Experts say there is a better way. Higher education researcher Sally Kift, an adjunct professor at QUT, says we think of ATAR as a commodity, one that needs to be spent, using every single mark students gain to get into courses with the highest cutoffs.
“There’s a view that you shouldn’t ‘waste’ it by going to TAFE,” she says. Kift says that’s the wrong attitude.
TAFE’s exactly where Lavelle plans to go. He says his gap year, taken belatedly after dropping out of uni this year, helped him focus on what he really wanted and next year he will enrol in landscaping. Lavelle confesses he finally took the advice of a school adviser to choose a career where he didn’t have to sit at a desk all day.
The gap year should be normalised, says Curtin University’s Sarah O’Shea. It gives young people the opportunity to mature, to develop broader interests, and gives students from a range of backgrounds the opportunity to earn money.
“Students no longer move seamlessly between school and university but instead may move across and between different destinations,” she says. She calls them “zig zags”.
Gap years can be genuinely wonderful experiences but as gap year researcher Samantha McMahon says, they aren’t created equal. Young people who live in regional areas are less likely to go to uni if they take a gap year compared to kids in the city – and for some, trying to support themselves or contribute to the family means it’s harder to save for something like travel.
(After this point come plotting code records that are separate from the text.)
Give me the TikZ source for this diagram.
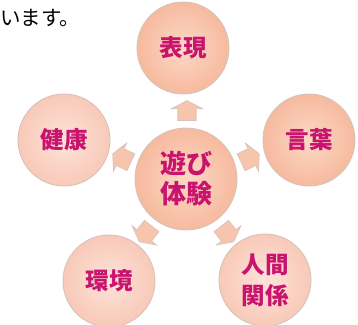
\documentclass[tikz,border=0pt]{standalone}
\usepackage{fontspec}
\newfontfamily\jp{Noto Sans CJK JP}
\usetikzlibrary{shapes.arrows,shadings}
\definecolor{txtpink}{HTML}{C8146E}
\definecolor{peachin}{HTML}{FDD8C6}
\definecolor{peachout}{HTML}{F6BA9E}
\definecolor{pinkin}{HTML}{FDE3DA}
\definecolor{pinkout}{HTML}{F8C9B8}
\definecolor{rimgray}{HTML}{D6C4BC}
\tikzset{
  x=1pt,y=1pt,
  ball/.style={circle, minimum size=92pt, inner sep=0pt, draw=rimgray, line width=0.9pt,
    inner color=peachin, outer color=peachout, text=txtpink,
    font=\jp\bfseries\fontsize{23.5}{31}\selectfont, align=center},
  paleball/.style={ball, inner color=pinkin, outer color=pinkout},
  bigball/.style={ball, minimum size=102pt, font=\jp\bfseries\fontsize{26}{30}\selectfont},
  blockarrow/.style={single arrow, draw=rimgray, line width=0.7pt, fill=peachout!85!white,
    inner xsep=0pt, inner ysep=8.5pt, minimum height=20pt, minimum width=31pt,
    single arrow head extend=6pt, single arrow tip angle=125},
}
\begin{document}
\begin{tikzpicture}
\useasboundingbox (0,0) rectangle (358,-324);
\node[anchor=base west, inner sep=0pt, font=\jp\fontsize{20.5}{24}\selectfont] (intro) at (0,-25) {います。};
\node[bigball] (play) at (186,-179) {遊び\\体験};
\node[ball] (hyogen) at (183,-48) {表現};
\node[paleball] (kenko) at (64,-140) {健康};
\node[ball] (kotoba) at (309,-140) {言葉};
\node[paleball] (kankyo) at (109,-281) {環境};
\node[paleball] (ningen) at (265,-280) {人間\\関係};
\node[blockarrow, rotate=90] (aup) at (187,-113) {};
\node[blockarrow, rotate=155] (aleft) at (124,-159) {};
\node[blockarrow, rotate=25] (aright) at (248,-159) {};
\node[blockarrow, rotate=232] (adl) at (147,-232) {};
\node[blockarrow, rotate=308] (adr) at (226,-232) {};
\end{tikzpicture}
\end{document}
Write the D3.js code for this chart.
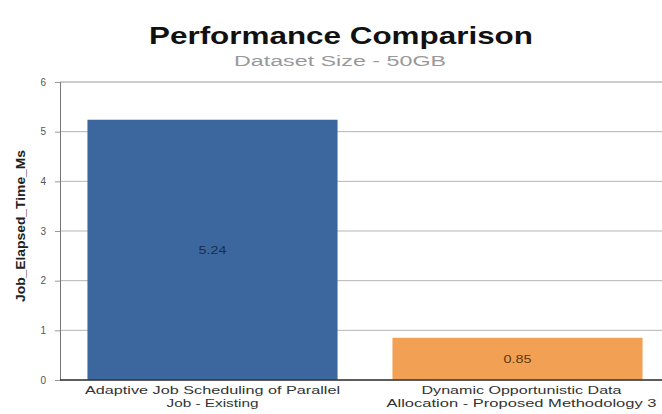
<!DOCTYPE html>
<html>
<head>
<meta charset="utf-8">
<script src="https://cdn.jsdelivr.net/npm/d3@7"></script>
<style>
  body { margin: 0; background: #fff; }
  text { font-family: "Liberation Sans", Arial, sans-serif; }
</style>
</head>
<body>
<script>
var categories = [
  ["Adaptive Job Scheduling of Parallel", "Job - Existing"],
  ["Dynamic Opportunistic Data", "Allocation - Proposed Methodology 3"]
];
var values = [5.24, 0.85];
var colors = ["#3b679e", "#f2a154"];
var yTicks = [0, 1, 2, 3, 4, 5, 6];

var W = 662, H = 414;
var mLeft = 60, mTop = 82, mBottom = 380;

var svg = d3.select("body").append("svg")
  .attr("width", W).attr("height", H);

var x = d3.scaleBand().domain(d3.range(values.length))
  .range([mLeft, 670]).paddingInner(0.18).paddingOuter(0.09);
var y = d3.scaleLinear().domain([0, 6]).range([mBottom, mTop]);

// the reference text is stretched sideways, so widen each text to fit
function stretch(sel, len) {
  sel.attr("textLength", len).attr("lengthAdjust", "spacingAndGlyphs");
}

// gridlines
svg.append("g").selectAll("line").data(yTicks).enter().append("line")
  .attr("x1", mLeft).attr("x2", W)
  .attr("y1", function (d) { return y(d); })
  .attr("y2", function (d) { return y(d); })
  .attr("stroke", function (d) { return d === 6 ? "#999" : "#b5b5b5"; })
  .attr("stroke-width", 1);

// bars
svg.append("g").selectAll("rect").data(values).enter().append("rect")
  .attr("x", function (d, i) { return x(i); })
  .attr("y", function (d) { return y(d); })
  .attr("width", x.bandwidth())
  .attr("height", function (d) { return mBottom - y(d); })
  .attr("fill", function (d, i) { return colors[i]; });

// value labels
svg.append("g").selectAll("text").data(values).enter().append("text")
  .attr("x", function (d, i) { return x(i) + x.bandwidth() / 2; })
  .attr("y", function (d) { return (y(d) + mBottom) / 2 + 4; })
  .attr("text-anchor", "middle")
  .attr("font-size", 11)
  .attr("fill", function (d, i) { return i === 0 ? "#1a2e4a" : "#5a3a10"; })
  .text(function (d) { return d.toFixed(2); })
  .call(stretch, 28);

// y axis
var yAxis = svg.append("g").attr("transform", "translate(" + mLeft + ",0)")
  .call(d3.axisLeft(y).tickValues(yTicks).tickFormat(d3.format("d"))
    .tickSize(5).tickPadding(9));
yAxis.select(".domain").attr("stroke", "#777");
yAxis.selectAll(".tick line").attr("stroke", "#999");
yAxis.selectAll(".tick text").attr("fill", "#555").attr("font-size", 10)
  .attr("font-family", "Liberation Sans, Arial, sans-serif");

// baseline
svg.append("line").attr("x1", mLeft).attr("x2", W)
  .attr("y1", mBottom).attr("y2", mBottom)
  .attr("stroke", "#333").attr("stroke-width", 1.5);

// category labels
var catLen = [[255, 92], [200, 270]];
var cat = svg.append("g").selectAll("text").data(categories).enter().append("text")
  .attr("text-anchor", "middle")
  .attr("font-size", 11)
  .attr("fill", "#333");
cat.each(function (d, i) {
  var t = d3.select(this);
  d.forEach(function (line, j) {
    t.append("tspan")
      .attr("x", x(i) + x.bandwidth() / 2 + (i === 1 ? 4 : 0))
      .attr("y", 394 + j * 13)
      .text(line)
      .call(stretch, catLen[i][j]);
  });
});

// axis title
svg.append("text")
  .attr("transform", "translate(25,226) rotate(-90)")
  .attr("text-anchor", "middle")
  .attr("font-size", 12).attr("font-weight", "bold")
  .attr("fill", "#222")
  .text("Job_Elapsed_Time_Ms")
  .call(stretch, 152);

// titles
svg.append("text").attr("x", 341).attr("y", 44)
  .attr("text-anchor", "middle")
  .attr("font-size", 24).attr("font-weight", "bold")
  .attr("fill", "#111")
  .text("Performance Comparison")
  .call(stretch, 384);
svg.append("text").attr("x", 340).attr("y", 66)
  .attr("text-anchor", "middle")
  .attr("font-size", 14)
  .attr("fill", "#999")
  .text("Dataset Size - 50GB")
  .call(stretch, 212);
</script>
</body>
</html>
McMahon is taking time out herself. She’s usually an academic at the University of Sydney where she led the Re-Inventing the Gap Year project, but right now, she’s the learning manager at Bundanon, a regional NSW gallery.
With colleagues across universities and the Country Education Foundation, McMahon designed a gap year guide, specifically geared for regional Australia, including very encouraging videos and stories of those who took a gap year and then went to uni.
Chris Boyd-Skinner, 37, grew up in Wollongong, did his HSC in 2003. His HSC mark was too low for any degrees he was interested in. He started an electrical apprenticeship and left after six months to become a sailing instructor on Hamilton Island. Four years later, he applied to nursing. Loved it. He spent eight years as an intensive care nurse and then completed a double masters in health. He now works for the public service in health policy and management.
“For me, it was about being mature enough to decide what I really wanted to do,” he says. Next year, he’s travelling to the US and Europe on a Churchill Fellowship.
But at least two parents are very supportive of gap years. Angelo von Moller, 18, went to Preshil in Kew and his aim is to work in diplomacy. He’s not entirely sure whether he wants to take a gap year – although plenty of his friends are – but his parents will back him whatever decision he makes.
His aim is to study at ANU which would mean leaving home for university.
“I think a bit of a gap between finishing high school and then going interstate would give me the experience of doing some paid work, closer to home, before leaving,” says von Moller.
As Finn Lavelle says, a gap year can open your eyes: “Earn money, discover yourself, learn about the world.”